KOCHI: Nearly a week after the shocking incident of theft of computer devices from the indigenous aircraft carrier Vikrant came to light, there are indications of a move to hush up the case as a simple theft.
While the theft in the vital defence vessel, being built at the Cochin Shipyard here, amounts to threat to national security, the Special Investigation Team probing the case has registered a weak FIR, invoking irrelevant sections of the IPC.
Kochi police commissioner Vijay Sakhare had tried to downplay the incident in a recent media report. Though TNIE tried to contact the officer, who is overseeing the investigation, he refused to respond.
The Ernakulam South Police, in the FIR dated September 16, has registered offences under Sections 457 (trespassing to commit offence), 461 (dishonestly breaking open receptacle containing property) and IPC 380 (theft) against unidentified persons. These are the sections invoked in house break-in cases too.
Legal experts point out that the theft in the aircraft carrier amounts to a serious breach of national security and the investigators should invoke stringent provisions under the Unlawful Activities (Prevention) Act.
“Even circulation of counterfeit notes comes under the UAP Act. When that is the case, theft in a high-security zone, connected with national defence, should be treated seriously. The angle of espionage should be probed. For this, UAP Act should be invoked,” said a legal expert.

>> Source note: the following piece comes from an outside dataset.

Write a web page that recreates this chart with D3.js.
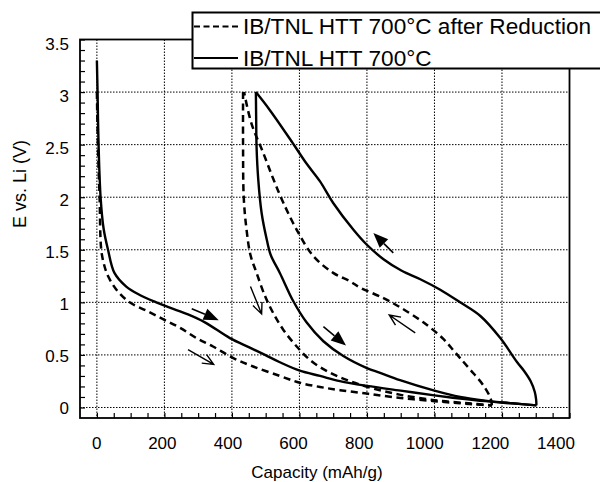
<!DOCTYPE html>
<html>
<head>
<meta charset="utf-8">
<script src="https://cdn.jsdelivr.net/npm/d3@7/dist/d3.min.js"></script>
<style>
body { margin: 0; background: #fff; }
text { font-family: "Liberation Sans", Arial, Helvetica, sans-serif; fill: #000; }
</style>
</head>
<body>
<div id="chart"></div>
<script>
var w = 600,
    h = 482;

// tick labels
var xTickVals = [0, 200, 400, 600, 800, 1000, 1200, 1400];
var yTickVals = [0, 0.5, 1, 1.5, 2, 2.5, 3, 3.5];
var yTickText = ['0', '0.5', '1', '1.5', '2', '2.5', '3', '3.5'];

var legendNames = ['IB/TNL HTT 700°C after Reduction', 'IB/TNL HTT 700°C'];

// IB/TNL HTT 700°C (solid) : [capacity mAh/g, E V]
var solidDis1 = [[0,3.30],[2,3.0],[5,2.5],[11,2.0],[20,1.7],[33,1.5],[52,1.28],[87,1.15],[127,1.07],[176,1.0],
  [216,0.95],[270,0.885],[320,0.81],[394,0.66],[453,0.57],[498,0.50],[542,0.43],[601,0.35],[661,0.30],
  [720,0.25],[800,0.205],[900,0.16],[1000,0.115],[1076,0.085],[1150,0.06],[1230,0.04],[1302,0.02]];
var solidCharge = [[1302,0.02],[1301,0.08],[1297,0.15],[1285,0.25],[1265,0.35],[1245,0.43],[1195,0.66],
  [1136,0.87],[1076,1.0],[1017,1.12],[958,1.22],[903,1.30],[849,1.41],[799,1.55],[760,1.69],[700,1.945],
  [661,2.15],[621,2.32],[577,2.53],[512,2.83],[471,3.0]];
var solidDis2 = [[471,3.0],[472,2.7],[473,2.48],[478,2.17],[488,1.85],[503,1.6],[515,1.45],[542,1.28],[582,1.01],
  [621,0.81],[671,0.63],[730,0.49],[800,0.375],[839,0.33],[898,0.26],[1000,0.16],[1076,0.10],[1150,0.065],
  [1230,0.04],[1302,0.02]];

// IB/TNL HTT 700°C after Reduction (dashed)
var dashDis1 = [[0,3.0],[3,2.5],[8,2.0],[13,1.5],[22,1.35],[33,1.25],[58,1.12],[97,1.0],[147,0.92],[196,0.84],
  [245,0.76],[295,0.66],[344,0.58],[404,0.47],[463,0.39],[542,0.30],[601,0.235],[661,0.195],[720,0.165],
  [804,0.13],[900,0.09],[1000,0.06],[1076,0.04],[1120,0.03],[1170,0.02]];
var dashCharge = [[1170,0.02],[1167,0.08],[1146,0.205],[1106,0.36],[1076,0.47],[1057,0.54],[1027,0.65],
  [967,0.81],[900,0.95],[849,1.04],[780,1.14],[750,1.2],[700,1.28],[641,1.44],[592,1.69],[552,1.95],
  [523,2.17],[493,2.42],[458,2.70],[436,3.0]];
var dashDis2 = [[433,3.0],[433,2.5],[435,2.0],[443,1.7],[455,1.45],[473,1.28],[498,1.06],[522,0.90],[552,0.74],
  [592,0.58],[636,0.44],[691,0.33],[750,0.25],[820,0.18],[900,0.12],[1000,0.07],[1100,0.04],[1170,0.02]];

// direction arrows: [from, to, filled]
var arrows = [
  [[281,0.94],[361,0.83],true],
  [[270,0.55],[346,0.41],false],
  [[455,1.15],[488,0.89],false],
  [[671,0.77],[738,0.59],true],
  [[943,0.71],[866,0.88],false],
  [[878,1.47],[819,1.66],true]
];

var svg = d3.select('#chart').append('svg').attr('width', w).attr('height', h);

var x = d3.scaleLinear().domain([-50, 1400]).range([80, 569.5]);
var y = d3.scaleLinear().domain([-0.1, 3.5]).range([418, 39.5]);
// printed tick labels sit slightly off the grid in the original
var xLab = d3.scaleLinear().domain([0, 1400]).range([96.7, 556]);
var yLab = d3.scaleLinear().domain([0, 3.5]).range([408, 44]);

// grid
svg.selectAll('.gx').data(xTickVals.filter(function (d) { return d < 1400; })).enter()
  .append('line')
  .attr('x1', function (d) { return x(d); }).attr('x2', function (d) { return x(d); })
  .attr('y1', y(3.5)).attr('y2', y(-0.1))
  .attr('stroke', '#000').attr('stroke-width', 1).attr('stroke-dasharray', '1.5,1.5');
svg.selectAll('.gy').data(yTickVals.filter(function (d) { return d < 3.5; })).enter()
  .append('line')
  .attr('y1', function (d) { return y(d); }).attr('y2', function (d) { return y(d); })
  .attr('x1', x(-50)).attr('x2', x(1400))
  .attr('stroke', '#000').attr('stroke-width', 1).attr('stroke-dasharray', '1.5,1.5');

// inside minor ticks
var xAxis = d3.axisTop(x).tickValues(d3.range(0, 1401, 50)).tickSize(5).tickFormat('');
svg.append('g').attr('transform', 'translate(0,' + y(-0.1) + ')').call(xAxis)
  .call(function (g) { g.select('.domain').remove(); g.selectAll('line').attr('stroke-width', 1.2); });
var yAxis = d3.axisRight(y).tickValues(d3.range(0, 36, 1).map(function (i) { return i / 10; })).tickSize(5).tickFormat('');
svg.append('g').attr('transform', 'translate(' + x(-50) + ',0)').call(yAxis)
  .call(function (g) { g.select('.domain').remove(); g.selectAll('line').attr('stroke-width', 1.2); });

// frame
svg.append('rect')
  .attr('x', x(-50)).attr('y', y(3.5))
  .attr('width', x(1400) - x(-50)).attr('height', y(-0.1) - y(3.5))
  .attr('fill', 'none').attr('stroke', '#000').attr('stroke-width', 1.8);

// tick labels
svg.selectAll('.xl').data(xTickVals).enter().append('text')
  .attr('x', function (d) { return xLab(d); }).attr('y', 449)
  .attr('text-anchor', 'middle').attr('font-size', 17)
  .text(function (d) { return d; });
svg.selectAll('.yl').data(yTickVals).enter().append('text')
  .attr('x', 69).attr('y', function (d) { return yLab(d) + 6; })
  .attr('text-anchor', 'end').attr('font-size', 17)
  .text(function (d, i) { return yTickText[i]; });

svg.append('text').attr('x', 317).attr('y', 478).attr('text-anchor', 'middle')
  .attr('font-size', 17).text('Capacity (mAh/g)');
svg.append('text').attr('transform', 'translate(26,184) rotate(-90)').attr('text-anchor', 'middle')
  .attr('font-size', 18).text('E vs. Li (V)');

// curves
var line = d3.line()
  .x(function (d) { return x(d[0]); })
  .y(function (d) { return y(d[1]); })
  .curve(d3.curveCatmullRom.alpha(0.5));

[solidDis1, solidCharge, solidDis2].forEach(function (seg) {
  svg.append('path').datum(seg).attr('d', line)
    .attr('fill', 'none').attr('stroke', '#000').attr('stroke-width', 2.4);
});
[dashDis1, dashCharge, dashDis2].forEach(function (seg) {
  svg.append('path').datum(seg).attr('d', line)
    .attr('fill', 'none').attr('stroke', '#000').attr('stroke-width', 2.5)
    .attr('stroke-dasharray', '7,4.5');
});

// arrows
arrows.forEach(function (a) {
  var x0 = x(a[0][0]), y0 = y(a[0][1]), x1 = x(a[1][0]), y1 = y(a[1][1]);
  var ang = Math.atan2(y1 - y0, x1 - x0);
  if (a[2]) {
    var len = 15, hw = 6;
    var bx = x1 - len * Math.cos(ang), by = y1 - len * Math.sin(ang);
    svg.append('line').attr('x1', x0).attr('y1', y0).attr('x2', bx).attr('y2', by)
      .attr('stroke', '#000').attr('stroke-width', 1.6);
    svg.append('path')
      .attr('d', 'M' + x1 + ',' + y1 +
        'L' + (bx + hw * Math.sin(ang)) + ',' + (by - hw * Math.cos(ang)) +
        'L' + (bx - hw * Math.sin(ang)) + ',' + (by + hw * Math.cos(ang)) + 'Z')
      .attr('fill', '#000');
  } else {
    var bl = 12, spread = 0.42;
    svg.append('path')
      .attr('d', 'M' + x0 + ',' + y0 + 'L' + x1 + ',' + y1 +
        'M' + (x1 - bl * Math.cos(ang - spread)) + ',' + (y1 - bl * Math.sin(ang - spread)) +
        'L' + x1 + ',' + y1 +
        'L' + (x1 - bl * Math.cos(ang + spread)) + ',' + (y1 - bl * Math.sin(ang + spread)))
      .attr('fill', 'none').attr('stroke', '#000').attr('stroke-width', 1.4);
  }
});

// legend
var lg = svg.append('g');
lg.append('rect').attr('x', 192.5).attr('y', 12.5).attr('width', 420).attr('height', 56)
  .attr('fill', '#fff').attr('stroke', '#000').attr('stroke-width', 2);
lg.append('line').attr('x1', 194).attr('x2', 238).attr('y1', 26.5).attr('y2', 26.5)
  .attr('stroke', '#000').attr('stroke-width', 2).attr('stroke-dasharray', '6,3.5');
lg.append('line').attr('x1', 194).attr('x2', 238).attr('y1', 58).attr('y2', 58)
  .attr('stroke', '#000').attr('stroke-width', 2);
lg.append('text').attr('x', 243).attr('y', 34).attr('font-size', 22.6).text(legendNames[0]);
lg.append('text').attr('x', 243).attr('y', 66).attr('font-size', 22.6).text(legendNames[1]);
</script>
</body>
</html>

“The police have not uploaded the FIR in the police website citing national security issue. Then what is the logic behind terming the incident as a simple theft,” the expert asked.
The complaint, filed by the shipyard, said that hard discs, CPUs, processors and RAM, which were linked to the vital Integrated Platform Management System (IPMS) of the ship, have gone missing.
The theft happened at a high-security zone which is guarded by 133 CISF personnel and 90 ex-servicemen deployed by a private security agency.
Former NIA SP Rajmohantold Express that the investigators could have invoked serious sections, including provisions of the Official Secrets Act and maritime law, as the theft happened inside a defence vessel.
He, however, said the police can add more sections during the course of the investigation.